The distinction effectively prevents a transgender service member from being recognized as such, advocates said.

"The Trump administration’s cruel obsession with ridding our military of dedicated and capable service members because they happen to be transgender defies reason and cannot survive legal review," Jennifer Levi, the director of the transgender rights project at GLAD (GLBTQ Legal Advocates & Defenders), said in a statement.

The three petitions denied by the Supreme Court on Tuesday were Trump v. Karnoski, Trump v. Jane Doe 2 and Trump v. Stockman. Karnoski and Stockman are pending in the 9th Circuit while Jane Doe 2 is in the D.C. Circuit.

Although those petitions were denied, the Supreme Court on Tuesday granted applications in No. 18A625 to stay Karnoski and in No. 18A625 to stay Stockman.

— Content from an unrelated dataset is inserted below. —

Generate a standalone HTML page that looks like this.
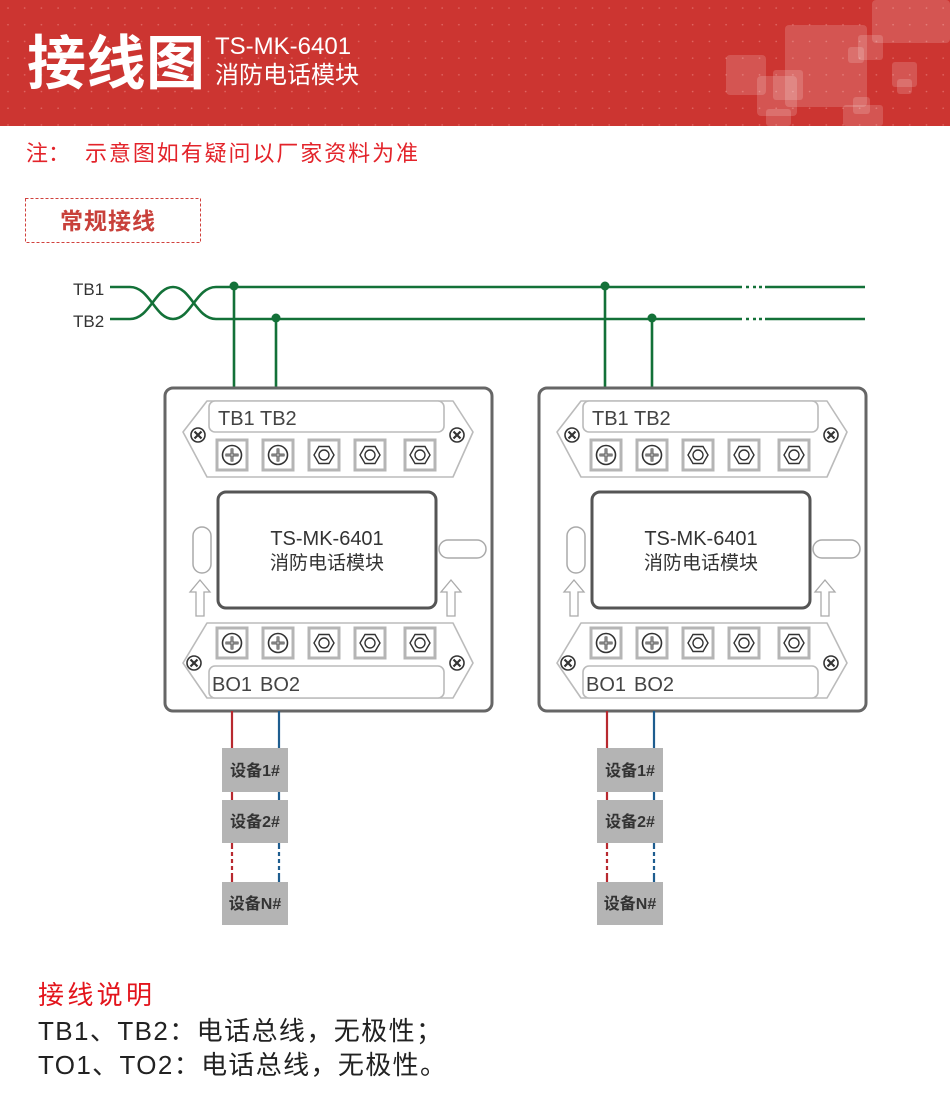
<!DOCTYPE html>
<html><head><meta charset="utf-8"><style>
html,body{margin:0;padding:0;background:#fff;}
body{width:950px;height:1114px;overflow:hidden;position:relative;font-family:"Liberation Sans","Noto Sans CJK SC",sans-serif;}
</style></head><body>
<svg width="950" height="1114" viewBox="0 0 950 1114" xmlns="http://www.w3.org/2000/svg" style="position:absolute;left:0;top:0">
<defs>
<pattern id="dots" width="16.7" height="16.7" patternUnits="userSpaceOnUse"><circle cx="8" cy="8" r="0.8" fill="#e06a66"/></pattern>
<g id="phil"><rect x="-15" y="-15" width="30" height="30" fill="#fff" stroke="#b5b5b5" stroke-width="3"/><circle r="9.5" fill="#fff" stroke="#333" stroke-width="1.6"/><path d="M-6.5 0H6.5M0 -6.5V6.5" stroke="#333" stroke-width="2.8"/><path d="M-6 0H6M0 -6V6" stroke="#fff" stroke-width="0.8"/></g>
<g id="nut"><rect x="-15" y="-15" width="30" height="30" fill="#fff" stroke="#b5b5b5" stroke-width="3"/><polygon points="-10,0 -5,-8.5 5,-8.5 10,0 5,8.5 -5,8.5" fill="#fff" stroke="#333" stroke-width="1.4"/><circle r="5" fill="#fff" stroke="#333" stroke-width="1.4"/></g>
<g id="scr"><circle r="7" fill="#fff" stroke="#333" stroke-width="1.6"/><path d="M-3.5 -3.5L3.5 3.5M3.5 -3.5L-3.5 3.5" stroke="#333" stroke-width="2.2"/></g>
<g id="mod">
<rect x="165" y="388" width="327" height="323" rx="8" fill="#fff" stroke="#666" stroke-width="3"/>
<polygon points="183,432 207,401 453,401 473,432 453,477 207,477" fill="#fff" stroke="#bbb" stroke-width="1.6" stroke-linejoin="round"/>
<rect x="209" y="401" width="235" height="31" rx="6" fill="#fff" stroke="#bbb" stroke-width="1.6"/>
<use href="#scr" x="198" y="435"/><use href="#scr" x="457" y="435"/>
<use href="#phil" x="232" y="455"/><use href="#phil" x="278" y="455"/><use href="#nut" x="324" y="455"/><use href="#nut" x="370" y="455"/><use href="#nut" x="420" y="455"/>
<rect x="218" y="492" width="218" height="116" rx="8" fill="#fff" stroke="#555" stroke-width="3"/>
<rect x="193" y="527" width="18" height="46" rx="9" fill="#fff" stroke="#aaa" stroke-width="1.5"/>
<rect x="439" y="540" width="47" height="18" rx="9" fill="#fff" stroke="#aaa" stroke-width="1.5"/>
<polygon points="200,580 210,592 204,592 204,616 196,616 196,592 190,592" fill="#fff" stroke="#aaa" stroke-width="1.3"/>
<polygon points="451,580 461,592 455,592 455,616 447,616 447,592 441,592" fill="#fff" stroke="#aaa" stroke-width="1.3"/>
<polygon points="183,663 207,623 453,623 473,663 453,698 207,698" fill="#fff" stroke="#bbb" stroke-width="1.6" stroke-linejoin="round"/>
<rect x="209" y="666" width="235" height="32" rx="6" fill="#fff" stroke="#bbb" stroke-width="1.6"/>
<use href="#scr" x="194" y="663"/><use href="#scr" x="457" y="663"/>
<use href="#phil" x="232" y="643"/><use href="#phil" x="278" y="643"/><use href="#nut" x="324" y="643"/><use href="#nut" x="370" y="643"/><use href="#nut" x="420" y="643"/>
</g>
<g id="dev">
<path d="M232 711V845M232 875V882" stroke="#b8292f" stroke-width="2.2"/>
<path d="M232 845V875" stroke="#b8292f" stroke-width="2.2" stroke-dasharray="4 3"/>
<path d="M279 711V845M279 875V882" stroke="#1e5d8f" stroke-width="2.2"/>
<path d="M279 845V875" stroke="#1e5d8f" stroke-width="2.2" stroke-dasharray="4 3"/>
<rect x="222" y="748" width="66" height="44" fill="#b4b4b4"/>
<rect x="222" y="800" width="66" height="43" fill="#b4b4b4"/>
<rect x="222" y="882" width="66" height="43" fill="#b4b4b4"/>
</g>
</defs>
<rect x="0" y="0" width="950" height="126" fill="#cc3531"/>
<rect x="0" y="0" width="950" height="126" fill="url(#dots)"/>
<g fill="#fff" fill-opacity="0.16">
<rect x="872" y="0" width="78" height="43" rx="4"/>
<rect x="785" y="25" width="82" height="82" rx="4"/>
<rect x="858" y="35" width="25" height="25" rx="3"/>
<rect x="848" y="47" width="16" height="16" rx="3"/>
<rect x="726" y="55" width="40" height="40" rx="4"/>
<rect x="757" y="76" width="40" height="40" rx="4"/>
<rect x="773" y="70" width="30" height="30" rx="3"/>
<rect x="766" y="109" width="25" height="17" rx="3"/>
<rect x="843" y="105" width="40" height="21" rx="3"/>
<rect x="853" y="97" width="17" height="17" rx="3"/>
<rect x="892" y="62" width="25" height="25" rx="3"/>
<rect x="897" y="79" width="15" height="15" rx="3"/>
</g>
<text x="27" y="84" font-size="59" font-weight="bold" fill="#fff" font-family="Noto Sans CJK SC, sans-serif" textLength="178">接线图</text>
<text x="215" y="54" font-size="24" fill="#fff" font-family="Liberation Sans, sans-serif">TS-MK-6401</text>
<text x="215" y="83" font-size="24" fill="#fff" font-family="Noto Sans CJK SC, sans-serif">消防电话模块</text>
<text x="26" y="161" font-size="22" fill="#e3232a" font-family="Noto Sans CJK SC, sans-serif">注：</text>
<text x="85" y="161" font-size="22" fill="#e3232a" font-family="Noto Sans CJK SC, sans-serif" textLength="333">示意图如有疑问以厂家资料为准</text>
<rect x="25.5" y="198.5" width="175" height="44" fill="none" stroke="#d0413d" stroke-width="1" stroke-dasharray="3 2"/>
<text x="60" y="229" font-size="23" font-weight="bold" fill="#c8403a" font-family="Noto Sans CJK SC, sans-serif" textLength="95">常规接线</text>
<g stroke="#137138" stroke-width="2.6" fill="none">
<path d="M110 287H130C150 287 155 319 173 319S196 287 216 287H742M765 287H865"/>
<path d="M110 319H130C150 319 155 287 173 287S196 319 216 319H742M765 319H865"/>
<path d="M746 287h3M753 287h3M759 287h3M746 319h3M753 319h3M759 319h3"/>
<path d="M234 286V388M276 318V388M605 286V388M652 318V388"/>
</g>
<g fill="#137138"><circle cx="234" cy="286" r="4.5"/><circle cx="276" cy="318" r="4.5"/><circle cx="605" cy="286" r="4.5"/><circle cx="652" cy="318" r="4.5"/></g>
<text x="73" y="295" font-size="17" fill="#333">TB1</text>
<text x="73" y="327" font-size="17" fill="#333">TB2</text>
<use href="#mod"/>
<use href="#mod" x="374"/>
<use href="#dev"/>
<use href="#dev" x="375"/>
<g font-size="20" fill="#444" font-family="Liberation Sans, sans-serif">
<text x="218" y="425">TB1</text><text x="260" y="425">TB2</text>
<text x="592" y="425">TB1</text><text x="634" y="425">TB2</text>
<text x="212" y="691">BO1</text><text x="260" y="691">BO2</text>
<text x="586" y="691">BO1</text><text x="634" y="691">BO2</text>
</g>
<g fill="#333" text-anchor="middle">
<text x="327" y="545" font-size="20" font-family="Liberation Sans, sans-serif">TS-MK-6401</text>
<text x="327" y="569" font-size="19" font-family="Noto Sans CJK SC, sans-serif">消防电话模块</text>
<text x="701" y="545" font-size="20" font-family="Liberation Sans, sans-serif">TS-MK-6401</text>
<text x="701" y="569" font-size="19" font-family="Noto Sans CJK SC, sans-serif">消防电话模块</text>
</g>
<g fill="#333" font-size="16" font-weight="bold" text-anchor="middle" font-family="Liberation Sans, Noto Sans CJK SC, sans-serif">
<text x="255" y="776">设备1#</text><text x="255" y="827">设备2#</text><text x="255" y="909">设备N#</text>
<text x="630" y="776">设备1#</text><text x="630" y="827">设备2#</text><text x="630" y="909">设备N#</text>
</g>
<text x="38" y="1004" font-size="26" fill="#e3141c" font-family="Noto Sans CJK SC, sans-serif" textLength="114">接线说明</text>
<text x="38" y="1040" font-size="26" fill="#222" font-family="Liberation Sans, Noto Sans CJK SC, sans-serif" textLength="404">TB1、TB2：电话总线，无极性；</text>
<text x="38" y="1074" font-size="26" fill="#222" font-family="Liberation Sans, Noto Sans CJK SC, sans-serif" textLength="408">TO1、TO2：电话总线，无极性。</text>
</svg>
</body></html>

According to the order list, Justice Ruth Ginsburg, Justice Stephen G. Breyer, Justice Sonia Sotomayor, and Justice Elena Kagan "would deny the application" in both cases. They are the liberal leaning members of the court.

That means Chief Justice John G. Roberts, Jr., Justice Clarence Thomas, Justice Samuel A. Alito, Jr., Justice Neil Gorsuch and Justice Brett Kavanaugh, the more conservative members, voted to approve both applications. Gorsuch and Kavanaugh are new arrivals, having been nominated by President Trump.